On the one hand, since PS-I facilitates the association of learning with individual ideas, rather than just formal knowledge, PS-I can be hypothesized as being able to help motivate students from low academic levels, those who have low feelings of competence, or low motivation about the subject13,27. One study showed that students with low mastery orientation, i.e., fewer goals related to personal learning, benefited more from PS-I than those with higher motivation to learn27. On the other hand, students with other profiles might encounter difficulties when involved in PS-I. More specifically, metacognition plays an important role in PS-I31, and students with low metacognition skills might not benefit from PS-I due to difficulties in being aware of their knowledge gaps or discerning relevant content15. In addition, as the initial phase of PS-I is based on the production of individual solutions, students with low divergent abilities, difficulties generating a variety of responses in a given situation, might benefit less from PS-I than other students. The protocol presents reliable instruments to assess for these predispositions (Table 1) although others may be considered.
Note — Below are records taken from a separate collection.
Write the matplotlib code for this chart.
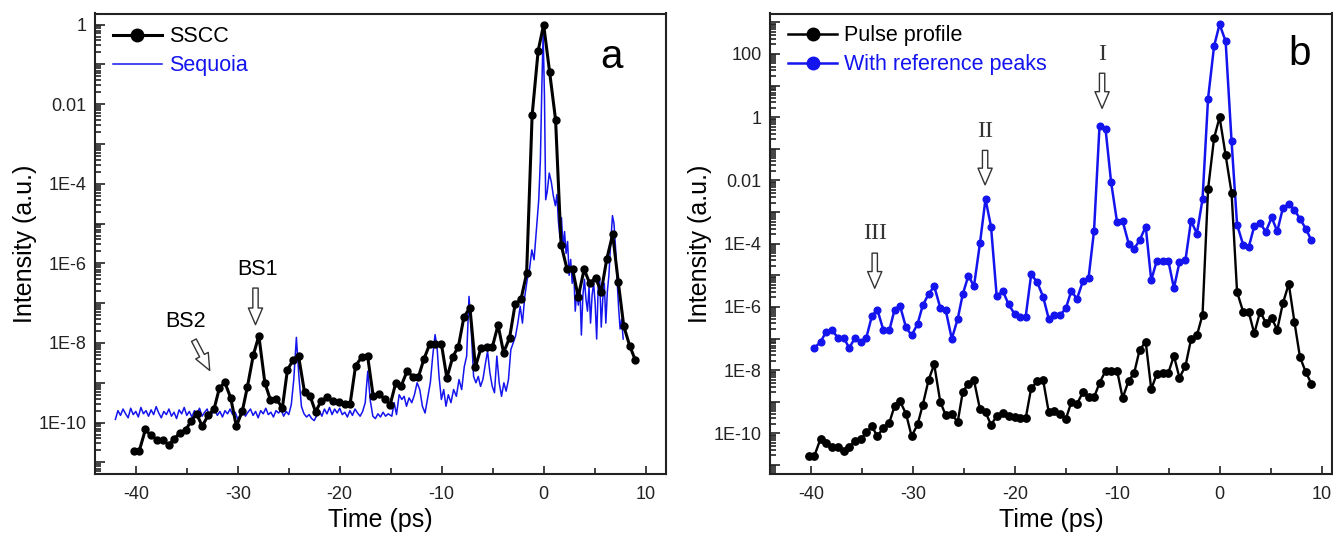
#!/usr/bin/env python3
"""
Pulse contrast measurement: SSCC vs Sequoia (a) and reference peaks (b).
"""

import numpy as np
import matplotlib
matplotlib.use("Agg")
import matplotlib.pyplot as plt
from matplotlib.lines import Line2D
from matplotlib.ticker import FixedLocator, LogLocator, MultipleLocator, FuncFormatter

plt.rcParams['font.family'] = ['Liberation Sans', 'DejaVu Sans']
plt.rcParams['axes.unicode_minus'] = False

# ---------------------------------------------------------------- data
# SSCC / pulse profile delay positions (ps)
pulse_time = [
    -40.22, -39.67, -39.05, -38.55, -37.92, -37.37, -36.79, -36.25, -35.66, -35.12,
    -34.57, -34.03, -33.49, -32.90, -32.32, -31.81, -31.27, -30.69, -30.14, -29.56,
    -29.05, -28.47, -27.93, -27.34, -26.80, -26.21, -25.63, -25.13, -24.58, -24.04,
    -23.45, -22.91, -22.37, -21.82, -21.20, -20.65, -20.07, -19.52, -18.98, -18.44,
    -17.85, -17.27, -16.72, -16.18, -15.59, -15.05, -14.51, -13.96, -13.38, -12.83,
    -12.29, -11.75, -11.16, -10.62, -10.03, -9.49, -8.90, -8.36, -7.82, -7.23,
    -6.69, -6.15, -5.56, -5.02, -4.47, -3.93, -3.34, -2.80, -2.22, -1.67,
    -1.13, -0.54, 0.00, 0.59, 1.17, 1.71, 2.30, 2.84, 3.39, 3.97,
    4.52, 5.10, 5.64, 6.19, 6.77, 7.32, 7.86, 8.44, 8.99,
]

# log10 of SSCC intensity (same trace is the "Pulse profile" in b)
pulse_log = [
    -10.72, -10.72, -10.17, -10.32, -10.43, -10.43, -10.56, -10.42, -10.25, -10.19,
    -9.96, -9.78, -10.09, -9.82, -9.66, -9.14, -8.99, -9.38, -10.09, -9.72,
    -9.10, -8.30, -7.82, -9.00, -9.43, -9.40, -9.64, -8.68, -8.43, -8.32,
    -9.24, -9.33, -9.73, -9.46, -9.36, -9.46, -9.48, -9.53, -9.53, -8.57,
    -8.36, -8.32, -9.33, -9.29, -9.40, -9.55, -9.01, -9.07, -8.70, -8.85,
    -8.86, -8.41, -8.02, -8.02, -8.02, -8.88, -8.34, -8.09, -7.35, -7.11,
    -8.60, -8.13, -8.09, -8.09, -7.55, -8.24, -7.87, -7.03, -6.90, -6.25,
    -2.28, -0.66, 0.00, -1.20, -2.39, -5.53, -6.15, -6.15, -6.84, -6.15,
    -6.50, -6.36, -6.72, -5.89, -5.27, -6.47, -7.58, -8.07, -8.43,
]

# log10 of the trace with reference peaks (starts at the 2nd delay position)
refpeak_log = [
    -7.30, -7.11, -6.81, -6.74, -6.97, -6.97, -7.30, -6.97, -7.11, -6.97,
    -6.29, -6.09, -6.74, -6.74, -6.09, -5.97, -6.65, -6.90, -6.54, -5.95,
    -5.59, -5.35, -6.02, -6.11, -7.01, -6.38, -5.59, -5.01, -5.35, -3.98,
    -2.59, -3.46, -5.64, -5.51, -5.92, -6.22, -6.32, -6.32, -4.97, -5.22,
    -5.68, -6.38, -6.27, -6.25, -6.05, -5.49, -5.75, -5.19, -5.10, -3.60,
    -0.27, -0.38, -2.05, -3.33, -3.28, -4.00, -4.16, -3.89, -3.46, -5.16,
    -4.54, -4.56, -4.54, -5.41, -4.59, -4.52, -3.28, -3.68, -2.59, 0.59,
    2.25, 2.94, 2.40, -0.76, -3.40, -4.03, -4.12, -3.45, -3.36, -3.62,
    -3.17, -3.61, -2.88, -2.74, -2.93, -3.21, -3.53, -3.90,
]

# Sequoia trace (ps, log10 intensity)
sequoia_time = [
    -42.00, -41.75, -41.50, -41.25, -41.00, -40.75, -40.50, -40.25, -40.00, -39.75,
    -39.50, -39.25, -39.00, -38.75, -38.50, -38.25, -38.00, -37.75, -37.50, -37.25,
    -37.00, -36.75, -36.50, -36.25, -36.00, -35.75, -35.50, -35.25, -35.00, -34.75,
    -34.50, -34.25, -34.00, -33.75, -33.50, -33.25, -33.00, -32.75, -32.50, -32.25,
    -32.00, -31.75, -31.50, -31.25, -31.00, -30.75, -30.50, -30.25, -30.00, -29.75,
    -29.50, -29.25, -29.00, -28.75, -28.50, -28.25, -28.00, -27.75, -27.50, -27.25,
    -27.00, -26.75, -26.50, -26.25, -26.00, -25.75, -25.50, -25.25, -25.00, -24.75,
    -24.50, -24.25, -24.00, -23.75, -23.50, -23.25, -23.00, -22.75, -22.50, -22.25,
    -22.00, -21.75, -21.50, -21.25, -21.00, -20.75, -20.50, -20.25, -20.00, -19.75,
    -19.50, -19.25, -19.00, -18.75, -18.50, -18.25, -18.00, -17.75, -17.50, -17.25,
    -17.00, -16.75, -16.50, -16.25, -16.00, -15.75, -15.50, -15.25,
    -14.89, -14.66, -14.43, -14.17, -13.91, -13.68, -13.45, -13.20, -12.93, -12.67,
    -12.41, -12.15, -11.89, -11.63, -11.37, -11.11, -10.88, -10.65, -10.46, -10.26,
    -10.03, -9.80, -9.58, -9.35, -9.09, -8.83, -8.56, -8.30, -8.04, -7.78,
    -7.55, -7.32, -7.10, -6.87, -6.64, -6.41, -6.19, -5.96, -5.70, -5.50,
    -5.27, -5.04, -4.82, -4.59, -4.36, -4.13, -3.90, -3.68, -3.45, -3.22,
    -2.99, -2.76, -2.53, -2.30, -2.08, -1.85, -1.62, -1.39, -1.16, -0.94,
    -0.71, -0.48, -0.32, -0.18, -0.05, 0.08, 0.20,
    0.35, 0.55, 0.75, 0.95, 1.15, 1.30, 1.45, 1.60, 1.75, 1.90,
    2.05, 2.20, 2.35, 2.50, 2.65, 2.80, 2.95, 3.10, 3.25, 3.40,
    3.55, 3.70, 3.85, 4.00, 4.15, 4.30, 4.45, 4.60, 4.75, 4.90,
    5.05, 5.20, 5.35, 5.50, 5.65, 5.80, 5.95, 6.10, 6.25, 6.40,
    6.55, 6.75, 6.90, 7.05, 7.20, 7.35, 7.50, 7.65, 7.80,
]
sequoia_log = [
    -9.92, -9.70, -9.82, -9.66, -9.78, -9.88, -9.64, -9.80, -9.72, -9.86,
    -9.62, -9.78, -9.70, -9.84, -9.68, -9.80, -9.60, -9.76, -9.88, -9.72,
    -9.80, -9.66, -9.84, -9.74, -9.90, -9.68, -9.78, -9.62, -9.82, -9.72,
    -9.86, -9.70, -9.78, -9.64, -9.84, -9.74, -9.66, -9.88, -9.76, -9.68,
    -9.82, -9.72, -9.86, -9.70, -9.78, -9.66, -9.80, -9.74, -9.92, -9.80,
    -9.70, -9.84, -9.74, -9.66, -9.82, -9.72, -9.88, -9.70, -9.78, -9.64,
    -9.80, -9.74, -9.86, -9.70, -9.76, -9.68, -9.84, -9.72, -9.80, -9.55,
    -8.90, -7.86, -8.85, -9.60, -9.78, -9.86, -9.80, -9.90, -9.95, -9.82,
    -9.70, -9.84, -9.66, -9.78, -9.62, -9.80, -9.66, -9.76, -9.64, -9.80,
    -9.74, -9.86, -9.70, -9.82, -9.66, -9.76, -9.84, -9.72, -9.50, -8.71,
    -9.45, -9.84, -9.90, -9.78, -9.86, -9.74, -9.84, -9.78,
    -9.84, -9.50, -9.80, -9.30, -9.42, -9.34, -9.59, -9.38, -9.50, -9.30,
    -9.00, -9.17, -9.59, -9.76, -9.38, -8.99, -8.33, -7.79, -8.08, -8.84,
    -9.42, -9.17, -9.59, -9.30, -9.50, -9.17, -9.34, -8.92, -9.17, -8.59,
    -8.33, -6.83, -7.67, -8.84, -9.00, -8.84, -9.09, -8.92, -8.50, -8.21,
    -8.75, -9.09, -9.25, -8.33, -9.00, -9.34, -9.00, -9.21, -8.92, -8.17,
    -8.00, -7.83, -7.50, -7.08, -7.50, -6.83, -6.42, -6.16, -5.66, -5.91,
    -5.16, -4.40, -3.40, -1.60, -0.22, -1.80, -4.40,
    -4.20, -3.73, -3.95, -4.30, -4.55, -4.27, -4.95, -5.35, -4.85, -5.60,
    -5.20, -5.75, -5.45, -6.30, -5.90, -6.50, -6.20, -7.20, -6.70, -7.05,
    -6.60, -7.80, -6.80, -6.40, -6.90, -7.20, -6.60, -7.50, -6.80, -6.50,
    -7.00, -7.90, -6.60, -6.40, -7.60, -6.90, -6.50, -7.50, -6.70, -6.30,
    -5.60, -4.80, -5.00, -5.60, -6.40, -7.10, -7.65, -7.40, -7.90,
]

BLUE = '#1414ee'
SERIF = ['Liberation Serif', 'DejaVu Serif']
ARROW = 'simple,head_length=1.0,head_width=0.85,tail_width=0.32'


def log_label(val, pos):
    """Origin-like labels: only every second decade, 1E-n style."""
    e = int(round(np.log10(val)))
    if e % 2:
        return ''
    if e >= 0:
        return f'{10 ** e:d}'
    if e == -2:
        return '0.01'
    return f'1E{e}'


def style_axes(ax, ylim, xlim):
    ax.set_yscale('log')
    ax.set_xlim(*xlim)
    ax.set_ylim(*ylim)
    ax.yaxis.set_major_locator(FixedLocator(10.0 ** np.arange(-12, 5)))
    ax.yaxis.set_minor_locator(LogLocator(base=10, subs=np.arange(2, 10), numticks=60))
    ax.yaxis.set_major_formatter(FuncFormatter(log_label))
    ax.yaxis.set_minor_formatter(FuncFormatter(lambda v, p: ''))
    ax.xaxis.set_major_locator(MultipleLocator(10))
    ax.xaxis.set_minor_locator(MultipleLocator(5))
    ax.tick_params(which='both', direction='in', top=False, right=False,
                   labelsize=13, width=1.2, colors='#222222')
    ax.tick_params(axis='y', which='major', length=7, pad=6)
    ax.tick_params(axis='y', which='minor', length=4)
    ax.tick_params(axis='x', which='major', length=6, pad=9)
    ax.tick_params(axis='x', which='minor', length=4)
    for s in ax.spines.values():
        s.set_linewidth(1.5)
        s.set_color('#222222')
    ax.set_xlabel('Time (ps)', fontsize=18)
    ax.set_ylabel('Intensity (a.u.)', fontsize=18)
    ax.xaxis.set_label_coords(0.5, -0.075)


def hollow_arrow(ax, tail, tip):
    ax.annotate('', xy=tip, xytext=tail,
                arrowprops=dict(arrowstyle=ARROW, fc='white', ec='#333333', lw=1.0,
                                mutation_scale=12, shrinkA=0, shrinkB=0))


def main():
    t = np.array(pulse_time)
    pulse = 10.0 ** np.array(pulse_log)
    refpk = 10.0 ** np.array(refpeak_log)
    seq_t = np.array(sequoia_time)
    seq = 10.0 ** np.array(sequoia_log)

    fig = plt.figure(figsize=(13.33, 5.36), dpi=100)
    ax_a = fig.add_axes([95 / 1333, 1 - 473.5 / 536, 571 / 1333, 460 / 536])
    ax_b = fig.add_axes([770 / 1333, 1 - 473.5 / 536, 562 / 1333, 460 / 536])

    # ---- panel a
    ax_a.plot(seq_t, seq, color=BLUE, lw=1.1, zorder=2)
    ax_a.plot(t, pulse, color='black', lw=2.2, marker='o', ms=5, zorder=3)
    style_axes(ax_a, (10 ** -11.28, 10 ** 0.28), (-44, 12))
    ax_a.yaxis.set_label_coords(-0.102, 0.5)

    handles = [Line2D([], [], color='black', lw=2.2, marker='o', ms=9),
               Line2D([], [], color=BLUE, lw=1.1)]
    leg = ax_a.legend(handles, ['SSCC', 'Sequoia'], loc='upper left',
                      bbox_to_anchor=(0.031, 0.972), borderaxespad=0, borderpad=0,
                      frameon=False, fontsize=15.5, handlelength=2.3,
                      handletextpad=0.3, labelspacing=0.36)
    leg.get_texts()[1].set_color(BLUE)

    ax_a.text(0.905, 0.905, 'a', transform=ax_a.transAxes, fontsize=29,
              ha='center', va='center')
    ax_a.text(-28.1, 10 ** -6.16, 'BS1', fontsize=15.5, ha='center', va='center')
    hollow_arrow(ax_a, (-28.26, 10 ** -6.62), (-28.26, 10 ** -7.54))
    ax_a.text(-35.1, 10 ** -7.45, 'BS2', fontsize=15.5, ha='center', va='center')
    hollow_arrow(ax_a, (-34.3, 10 ** -7.93), (-32.75, 10 ** -8.69))

    # ---- panel b
    ax_b.plot(t[1:], refpk, color=BLUE, lw=1.8, marker='o', ms=4.8, zorder=2)
    ax_b.plot(t, pulse, color='black', lw=1.7, marker='o', ms=5.3, zorder=3)
    style_axes(ax_b, (10 ** -11.27, 10 ** 3.28), (-44, 11))
    ax_b.yaxis.set_label_coords(-0.103, 0.5)

    handles = [Line2D([], [], color='black', lw=1.8, marker='o', ms=9),
               Line2D([], [], color=BLUE, lw=1.8, marker='o', ms=9)]
    leg = ax_b.legend(handles, ['Pulse profile', 'With reference peaks'], loc='upper left',
                      bbox_to_anchor=(0.032, 0.974), borderaxespad=0, borderpad=0,
                      frameon=False, fontsize=15.5, handlelength=2.3,
                      handletextpad=0.3, labelspacing=0.36)
    leg.get_texts()[1].set_color(BLUE)

    ax_b.text(0.943, 0.912, 'b', transform=ax_b.transAxes, fontsize=29,
              ha='center', va='center')

    ax_b.text(-11.5, 10 ** 1.97, 'I', family=SERIF, fontsize=17.5, color='#333333',
              ha='center', va='center')
    hollow_arrow(ax_b, (-11.5, 10 ** 1.39), (-11.5, 10 ** 0.28))
    ax_b.text(-22.95, 10 ** -0.45, 'II', family=SERIF, fontsize=17.5, color='#333333',
              ha='center', va='center')
    hollow_arrow(ax_b, (-22.95, 10 ** -1.05), (-22.95, 10 ** -2.14))
    ax_b.text(-33.75, 10 ** -3.67, 'III', family=SERIF, fontsize=17.5, color='#333333',
              ha='center', va='center')
    hollow_arrow(ax_b, (-33.75, 10 ** -4.30), (-33.75, 10 ** -5.41))

    fig.savefig('out.png', dpi=100)


if __name__ == '__main__':
    main()
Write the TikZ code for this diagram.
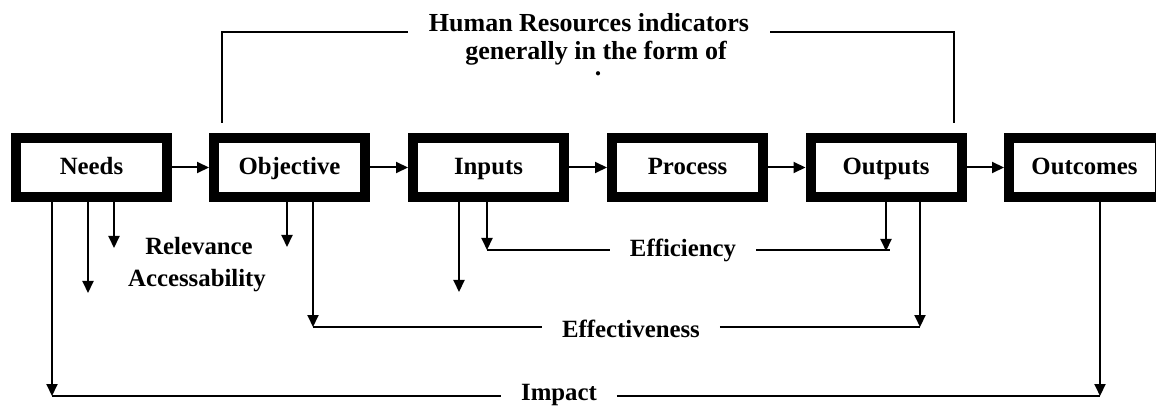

In summary, this protocol aims to make an implementation of a PS-I intervention that follows accepted principles in the PS-I literature accessible to educators and researchers. Additionally, the protocols provide an experimental evaluation of this intervention, and facilitate the evaluation of students' cognitive and motivational predispositions. It is a protocol that does not require access to new technologies or specific resources, and one that can be modified based on research and educational needs.